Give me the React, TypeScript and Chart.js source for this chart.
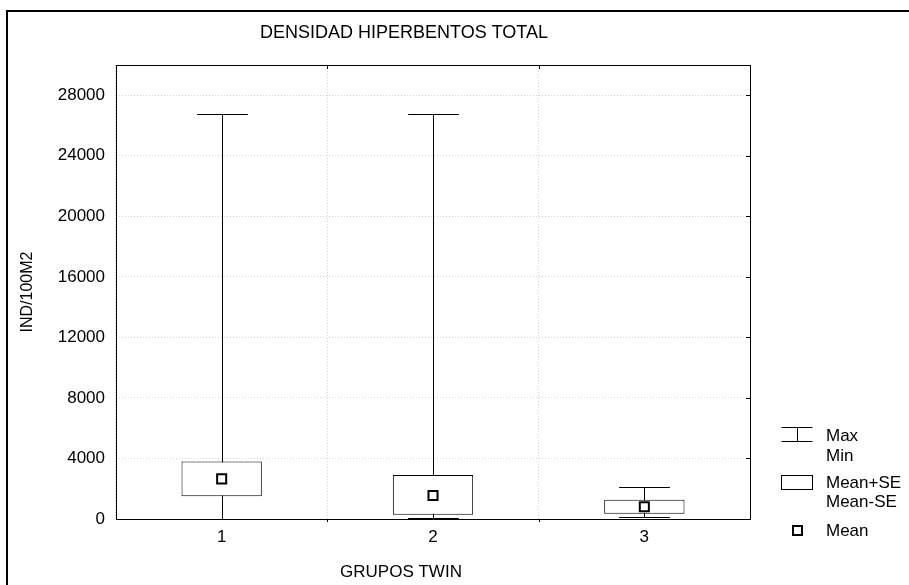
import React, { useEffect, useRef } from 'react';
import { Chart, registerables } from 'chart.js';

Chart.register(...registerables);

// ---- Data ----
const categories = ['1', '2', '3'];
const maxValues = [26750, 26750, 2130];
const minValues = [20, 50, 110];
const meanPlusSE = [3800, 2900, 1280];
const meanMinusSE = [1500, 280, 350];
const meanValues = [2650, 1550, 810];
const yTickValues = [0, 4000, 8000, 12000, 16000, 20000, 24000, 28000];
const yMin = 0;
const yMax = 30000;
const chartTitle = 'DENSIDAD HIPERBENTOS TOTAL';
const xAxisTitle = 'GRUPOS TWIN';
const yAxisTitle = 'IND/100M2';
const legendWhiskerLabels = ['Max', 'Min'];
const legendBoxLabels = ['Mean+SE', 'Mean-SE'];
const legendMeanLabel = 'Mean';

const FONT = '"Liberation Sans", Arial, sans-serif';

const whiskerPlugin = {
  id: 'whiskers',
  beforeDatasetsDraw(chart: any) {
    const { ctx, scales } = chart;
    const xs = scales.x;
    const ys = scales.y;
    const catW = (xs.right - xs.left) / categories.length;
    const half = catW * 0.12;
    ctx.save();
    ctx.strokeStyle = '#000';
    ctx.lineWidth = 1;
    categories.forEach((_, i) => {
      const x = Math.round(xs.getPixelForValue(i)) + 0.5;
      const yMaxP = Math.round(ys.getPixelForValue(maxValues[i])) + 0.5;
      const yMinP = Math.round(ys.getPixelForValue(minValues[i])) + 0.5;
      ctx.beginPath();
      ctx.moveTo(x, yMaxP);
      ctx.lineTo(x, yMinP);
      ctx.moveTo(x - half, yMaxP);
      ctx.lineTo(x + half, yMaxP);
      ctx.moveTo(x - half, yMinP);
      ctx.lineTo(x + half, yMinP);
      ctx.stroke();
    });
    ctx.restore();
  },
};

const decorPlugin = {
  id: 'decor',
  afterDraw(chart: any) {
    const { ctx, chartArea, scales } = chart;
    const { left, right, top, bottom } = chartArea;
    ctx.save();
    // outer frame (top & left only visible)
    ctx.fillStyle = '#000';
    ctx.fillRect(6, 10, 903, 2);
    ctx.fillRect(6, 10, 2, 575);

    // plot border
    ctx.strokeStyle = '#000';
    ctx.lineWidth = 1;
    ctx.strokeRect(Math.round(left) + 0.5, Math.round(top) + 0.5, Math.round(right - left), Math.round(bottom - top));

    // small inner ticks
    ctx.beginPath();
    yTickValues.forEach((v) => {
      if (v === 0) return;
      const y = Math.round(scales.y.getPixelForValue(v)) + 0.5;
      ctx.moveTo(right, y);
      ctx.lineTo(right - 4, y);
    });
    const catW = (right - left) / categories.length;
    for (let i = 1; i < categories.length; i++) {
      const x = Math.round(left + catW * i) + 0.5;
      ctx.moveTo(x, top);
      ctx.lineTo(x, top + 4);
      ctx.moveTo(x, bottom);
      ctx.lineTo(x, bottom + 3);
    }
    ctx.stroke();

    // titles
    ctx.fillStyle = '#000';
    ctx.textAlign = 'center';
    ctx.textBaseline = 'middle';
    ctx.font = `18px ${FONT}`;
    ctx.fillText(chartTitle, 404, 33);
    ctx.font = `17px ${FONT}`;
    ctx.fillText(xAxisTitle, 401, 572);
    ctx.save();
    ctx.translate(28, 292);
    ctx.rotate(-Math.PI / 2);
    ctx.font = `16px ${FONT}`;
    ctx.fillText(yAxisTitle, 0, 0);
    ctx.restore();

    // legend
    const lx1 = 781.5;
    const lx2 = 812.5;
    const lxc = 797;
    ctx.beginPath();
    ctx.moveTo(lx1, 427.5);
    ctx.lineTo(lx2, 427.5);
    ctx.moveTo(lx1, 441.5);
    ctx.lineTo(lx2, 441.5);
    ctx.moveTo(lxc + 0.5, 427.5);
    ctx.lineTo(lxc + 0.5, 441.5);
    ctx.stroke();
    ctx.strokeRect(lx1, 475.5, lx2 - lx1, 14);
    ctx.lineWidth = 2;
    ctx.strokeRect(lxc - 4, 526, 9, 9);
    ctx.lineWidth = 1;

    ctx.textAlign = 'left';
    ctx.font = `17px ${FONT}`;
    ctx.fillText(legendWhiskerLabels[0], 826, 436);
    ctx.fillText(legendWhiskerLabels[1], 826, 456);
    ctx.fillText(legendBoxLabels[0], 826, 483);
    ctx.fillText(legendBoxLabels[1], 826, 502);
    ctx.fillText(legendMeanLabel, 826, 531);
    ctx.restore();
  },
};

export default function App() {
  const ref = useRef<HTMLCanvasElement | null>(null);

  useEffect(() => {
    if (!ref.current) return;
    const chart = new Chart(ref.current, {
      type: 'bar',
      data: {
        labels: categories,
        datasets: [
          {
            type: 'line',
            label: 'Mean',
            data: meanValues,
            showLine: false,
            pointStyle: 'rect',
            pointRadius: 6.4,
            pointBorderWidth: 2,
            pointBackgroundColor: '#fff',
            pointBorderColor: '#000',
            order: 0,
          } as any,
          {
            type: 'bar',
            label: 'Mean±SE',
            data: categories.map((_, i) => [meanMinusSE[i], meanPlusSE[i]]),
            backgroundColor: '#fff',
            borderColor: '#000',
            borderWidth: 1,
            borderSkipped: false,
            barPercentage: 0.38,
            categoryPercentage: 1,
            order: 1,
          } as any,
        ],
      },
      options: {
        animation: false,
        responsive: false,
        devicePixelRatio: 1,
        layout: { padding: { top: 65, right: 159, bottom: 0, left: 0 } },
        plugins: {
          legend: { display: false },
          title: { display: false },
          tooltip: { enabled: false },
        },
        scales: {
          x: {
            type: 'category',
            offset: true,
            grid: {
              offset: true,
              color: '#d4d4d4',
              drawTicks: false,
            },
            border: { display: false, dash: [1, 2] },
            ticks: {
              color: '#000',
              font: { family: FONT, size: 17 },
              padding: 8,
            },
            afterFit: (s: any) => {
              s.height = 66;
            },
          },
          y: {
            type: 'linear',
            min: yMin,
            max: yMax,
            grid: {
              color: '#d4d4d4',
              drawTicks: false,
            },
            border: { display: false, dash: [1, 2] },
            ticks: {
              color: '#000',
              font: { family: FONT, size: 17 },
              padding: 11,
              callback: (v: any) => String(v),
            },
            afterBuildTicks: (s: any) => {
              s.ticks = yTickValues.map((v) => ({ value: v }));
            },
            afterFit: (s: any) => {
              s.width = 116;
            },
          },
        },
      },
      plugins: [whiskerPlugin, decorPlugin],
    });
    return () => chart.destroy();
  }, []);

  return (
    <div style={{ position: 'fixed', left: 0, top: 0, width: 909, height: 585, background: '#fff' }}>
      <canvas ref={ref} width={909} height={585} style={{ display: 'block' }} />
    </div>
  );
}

========================

_INSTRUCTION_: Give again exactly the lines running from the beginning of the material above through the line that contains "Chart.register(...registerables);", and leave out every picture.

_TASK SOLUTION_:
Give me the React, TypeScript and Chart.js source for this chart.
import React, { useEffect, useRef } from 'react';
import { Chart, registerables } from 'chart.js';

Chart.register(...registerables);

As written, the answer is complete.